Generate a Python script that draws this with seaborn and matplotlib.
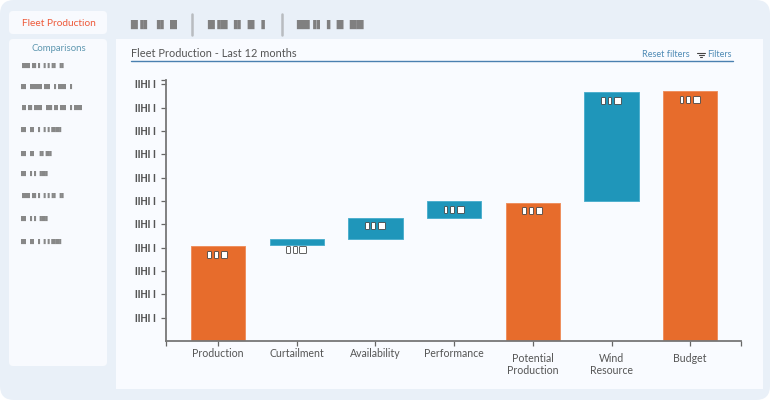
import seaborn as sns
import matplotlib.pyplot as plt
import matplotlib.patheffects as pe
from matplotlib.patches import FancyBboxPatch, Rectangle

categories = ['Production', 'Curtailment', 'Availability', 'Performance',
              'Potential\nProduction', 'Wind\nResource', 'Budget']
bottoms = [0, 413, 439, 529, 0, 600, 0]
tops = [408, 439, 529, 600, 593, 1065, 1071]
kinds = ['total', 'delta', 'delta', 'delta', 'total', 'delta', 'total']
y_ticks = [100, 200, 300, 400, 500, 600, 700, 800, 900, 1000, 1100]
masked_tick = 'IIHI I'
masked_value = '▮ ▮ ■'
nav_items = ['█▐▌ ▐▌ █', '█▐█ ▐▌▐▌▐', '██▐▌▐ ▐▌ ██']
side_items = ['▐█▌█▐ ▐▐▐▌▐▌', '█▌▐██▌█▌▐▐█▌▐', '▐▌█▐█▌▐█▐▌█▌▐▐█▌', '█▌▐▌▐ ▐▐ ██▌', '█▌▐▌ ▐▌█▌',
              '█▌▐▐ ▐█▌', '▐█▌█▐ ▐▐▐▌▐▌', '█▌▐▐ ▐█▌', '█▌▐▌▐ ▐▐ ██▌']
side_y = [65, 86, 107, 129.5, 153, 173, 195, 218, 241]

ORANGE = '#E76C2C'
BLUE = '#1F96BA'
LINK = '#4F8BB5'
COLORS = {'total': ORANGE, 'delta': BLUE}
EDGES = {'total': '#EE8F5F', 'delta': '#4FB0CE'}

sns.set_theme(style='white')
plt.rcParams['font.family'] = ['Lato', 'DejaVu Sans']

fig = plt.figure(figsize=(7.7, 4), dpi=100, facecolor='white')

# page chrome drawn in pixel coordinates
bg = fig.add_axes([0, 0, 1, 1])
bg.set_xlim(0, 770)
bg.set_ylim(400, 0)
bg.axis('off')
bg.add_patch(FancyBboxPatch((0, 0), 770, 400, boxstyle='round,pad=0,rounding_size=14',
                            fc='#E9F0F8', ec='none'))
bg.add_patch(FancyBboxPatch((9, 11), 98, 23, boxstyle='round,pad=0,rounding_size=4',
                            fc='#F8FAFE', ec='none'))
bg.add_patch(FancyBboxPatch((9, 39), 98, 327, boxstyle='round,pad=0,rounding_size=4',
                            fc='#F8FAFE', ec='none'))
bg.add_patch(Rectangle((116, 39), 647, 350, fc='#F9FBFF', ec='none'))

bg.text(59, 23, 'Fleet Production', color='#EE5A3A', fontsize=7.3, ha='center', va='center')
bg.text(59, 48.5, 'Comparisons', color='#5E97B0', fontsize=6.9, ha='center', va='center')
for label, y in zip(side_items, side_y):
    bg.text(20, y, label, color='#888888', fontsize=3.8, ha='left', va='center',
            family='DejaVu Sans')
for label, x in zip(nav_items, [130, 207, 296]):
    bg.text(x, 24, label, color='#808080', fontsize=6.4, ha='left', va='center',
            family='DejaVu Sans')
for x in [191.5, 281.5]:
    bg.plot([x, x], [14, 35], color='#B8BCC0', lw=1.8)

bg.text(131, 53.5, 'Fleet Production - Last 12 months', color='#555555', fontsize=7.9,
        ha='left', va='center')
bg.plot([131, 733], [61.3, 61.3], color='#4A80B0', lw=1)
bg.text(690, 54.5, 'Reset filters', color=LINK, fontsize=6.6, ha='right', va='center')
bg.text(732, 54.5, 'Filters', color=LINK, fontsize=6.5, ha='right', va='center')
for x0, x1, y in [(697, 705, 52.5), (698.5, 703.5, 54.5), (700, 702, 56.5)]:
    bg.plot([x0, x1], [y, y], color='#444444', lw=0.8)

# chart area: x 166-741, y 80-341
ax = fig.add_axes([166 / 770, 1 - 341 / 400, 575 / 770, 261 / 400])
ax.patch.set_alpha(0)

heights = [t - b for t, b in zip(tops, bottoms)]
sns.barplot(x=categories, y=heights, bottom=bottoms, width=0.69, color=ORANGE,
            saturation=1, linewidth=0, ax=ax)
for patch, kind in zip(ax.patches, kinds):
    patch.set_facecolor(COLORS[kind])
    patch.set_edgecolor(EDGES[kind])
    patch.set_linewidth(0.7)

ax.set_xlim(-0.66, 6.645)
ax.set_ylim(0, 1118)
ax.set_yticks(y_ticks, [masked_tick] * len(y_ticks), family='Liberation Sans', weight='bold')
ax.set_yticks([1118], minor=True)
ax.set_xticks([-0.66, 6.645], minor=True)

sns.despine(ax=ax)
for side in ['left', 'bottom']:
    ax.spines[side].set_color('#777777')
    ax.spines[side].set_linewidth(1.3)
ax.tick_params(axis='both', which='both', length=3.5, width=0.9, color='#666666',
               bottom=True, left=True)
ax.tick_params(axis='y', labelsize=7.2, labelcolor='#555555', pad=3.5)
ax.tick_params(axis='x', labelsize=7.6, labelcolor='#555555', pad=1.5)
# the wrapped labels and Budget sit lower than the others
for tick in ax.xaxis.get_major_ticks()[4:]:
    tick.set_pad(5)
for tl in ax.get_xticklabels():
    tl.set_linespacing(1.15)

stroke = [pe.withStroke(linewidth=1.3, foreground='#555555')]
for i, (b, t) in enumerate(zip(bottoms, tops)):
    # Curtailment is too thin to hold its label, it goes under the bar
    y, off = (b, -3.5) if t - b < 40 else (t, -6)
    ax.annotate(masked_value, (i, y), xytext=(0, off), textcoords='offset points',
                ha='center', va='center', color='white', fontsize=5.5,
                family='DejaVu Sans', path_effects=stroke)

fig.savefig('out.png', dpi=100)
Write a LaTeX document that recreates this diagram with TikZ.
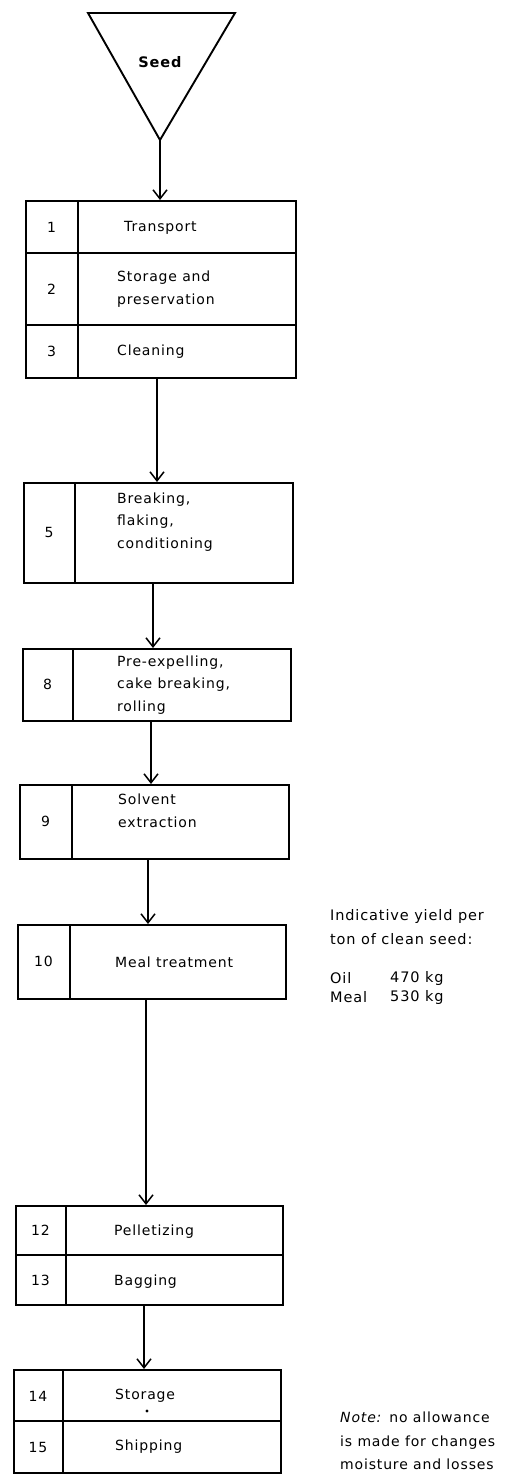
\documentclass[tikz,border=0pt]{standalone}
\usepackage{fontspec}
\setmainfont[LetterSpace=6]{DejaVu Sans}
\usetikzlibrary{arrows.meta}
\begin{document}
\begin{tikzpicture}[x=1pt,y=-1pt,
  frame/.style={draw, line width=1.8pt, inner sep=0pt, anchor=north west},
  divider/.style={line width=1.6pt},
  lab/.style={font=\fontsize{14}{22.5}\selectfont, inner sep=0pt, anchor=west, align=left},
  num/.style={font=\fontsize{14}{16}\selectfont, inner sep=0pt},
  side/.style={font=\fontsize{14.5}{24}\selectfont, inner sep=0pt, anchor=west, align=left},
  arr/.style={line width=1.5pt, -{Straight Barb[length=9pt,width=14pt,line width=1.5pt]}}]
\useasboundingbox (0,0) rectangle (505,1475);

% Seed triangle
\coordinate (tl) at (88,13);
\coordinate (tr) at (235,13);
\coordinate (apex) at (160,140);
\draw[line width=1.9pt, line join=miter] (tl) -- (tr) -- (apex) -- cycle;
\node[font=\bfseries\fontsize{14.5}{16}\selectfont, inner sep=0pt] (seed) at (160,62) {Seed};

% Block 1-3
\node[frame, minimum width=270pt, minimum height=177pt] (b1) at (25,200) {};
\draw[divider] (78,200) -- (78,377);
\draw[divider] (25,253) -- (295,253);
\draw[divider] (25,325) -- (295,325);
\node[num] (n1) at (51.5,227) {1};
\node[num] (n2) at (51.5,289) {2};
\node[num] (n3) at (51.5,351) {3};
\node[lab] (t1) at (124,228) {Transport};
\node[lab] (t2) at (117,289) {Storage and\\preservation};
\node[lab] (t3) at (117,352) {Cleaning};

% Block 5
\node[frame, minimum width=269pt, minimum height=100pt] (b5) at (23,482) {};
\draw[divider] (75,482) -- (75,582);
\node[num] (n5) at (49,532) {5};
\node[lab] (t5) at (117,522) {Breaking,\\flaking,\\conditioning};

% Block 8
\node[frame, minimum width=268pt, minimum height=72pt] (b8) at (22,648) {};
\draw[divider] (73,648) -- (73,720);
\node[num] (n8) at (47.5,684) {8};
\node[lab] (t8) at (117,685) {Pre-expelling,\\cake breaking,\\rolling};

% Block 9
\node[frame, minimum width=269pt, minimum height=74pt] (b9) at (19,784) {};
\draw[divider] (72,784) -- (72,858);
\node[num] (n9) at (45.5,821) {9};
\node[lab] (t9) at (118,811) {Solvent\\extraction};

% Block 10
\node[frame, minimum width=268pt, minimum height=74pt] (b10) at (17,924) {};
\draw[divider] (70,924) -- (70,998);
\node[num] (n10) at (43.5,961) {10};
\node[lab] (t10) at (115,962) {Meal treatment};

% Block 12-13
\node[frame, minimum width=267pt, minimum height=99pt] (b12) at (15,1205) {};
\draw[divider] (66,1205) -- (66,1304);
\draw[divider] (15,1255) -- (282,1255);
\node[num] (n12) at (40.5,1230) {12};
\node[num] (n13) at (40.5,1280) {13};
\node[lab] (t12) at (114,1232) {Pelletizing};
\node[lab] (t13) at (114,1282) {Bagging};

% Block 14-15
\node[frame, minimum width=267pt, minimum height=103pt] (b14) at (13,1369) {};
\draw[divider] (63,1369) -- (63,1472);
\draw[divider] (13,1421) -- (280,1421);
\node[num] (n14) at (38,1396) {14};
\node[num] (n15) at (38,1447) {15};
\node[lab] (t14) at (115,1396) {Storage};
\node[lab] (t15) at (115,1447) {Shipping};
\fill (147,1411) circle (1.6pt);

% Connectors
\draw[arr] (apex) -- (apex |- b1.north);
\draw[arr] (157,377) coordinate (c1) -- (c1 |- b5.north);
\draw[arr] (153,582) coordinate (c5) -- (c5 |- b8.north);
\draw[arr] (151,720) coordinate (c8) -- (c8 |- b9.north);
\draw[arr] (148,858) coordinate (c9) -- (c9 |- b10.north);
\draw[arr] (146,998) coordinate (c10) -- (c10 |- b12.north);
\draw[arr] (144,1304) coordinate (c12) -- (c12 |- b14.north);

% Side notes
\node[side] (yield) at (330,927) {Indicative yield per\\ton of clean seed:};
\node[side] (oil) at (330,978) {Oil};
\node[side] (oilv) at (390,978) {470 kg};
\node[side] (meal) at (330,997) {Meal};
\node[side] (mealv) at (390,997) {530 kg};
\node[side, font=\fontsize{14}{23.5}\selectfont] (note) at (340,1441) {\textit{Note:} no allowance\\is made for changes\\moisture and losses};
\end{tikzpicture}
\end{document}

^^^^

§ To do: Go back to the listing above and reproduce, exactly, the stretch from the line bearing "Write a LaTeX" through the line bearing "(0,0) rectangle (505,1475);", without its pictures.

§ Reply:
Write a LaTeX document that recreates this diagram with TikZ.
\documentclass[tikz,border=0pt]{standalone}
\usepackage{fontspec}
\setmainfont[LetterSpace=6]{DejaVu Sans}
\usetikzlibrary{arrows.meta}
\begin{document}
\begin{tikzpicture}[x=1pt,y=-1pt,
  frame/.style={draw, line width=1.8pt, inner sep=0pt, anchor=north west},
  divider/.style={line width=1.6pt},
  lab/.style={font=\fontsize{14}{22.5}\selectfont, inner sep=0pt, anchor=west, align=left},
  num/.style={font=\fontsize{14}{16}\selectfont, inner sep=0pt},
  side/.style={font=\fontsize{14.5}{24}\selectfont, inner sep=0pt, anchor=west, align=left},
  arr/.style={line width=1.5pt, -{Straight Barb[length=9pt,width=14pt,line width=1.5pt]}}]
\useasboundingbox (0,0) rectangle (505,1475);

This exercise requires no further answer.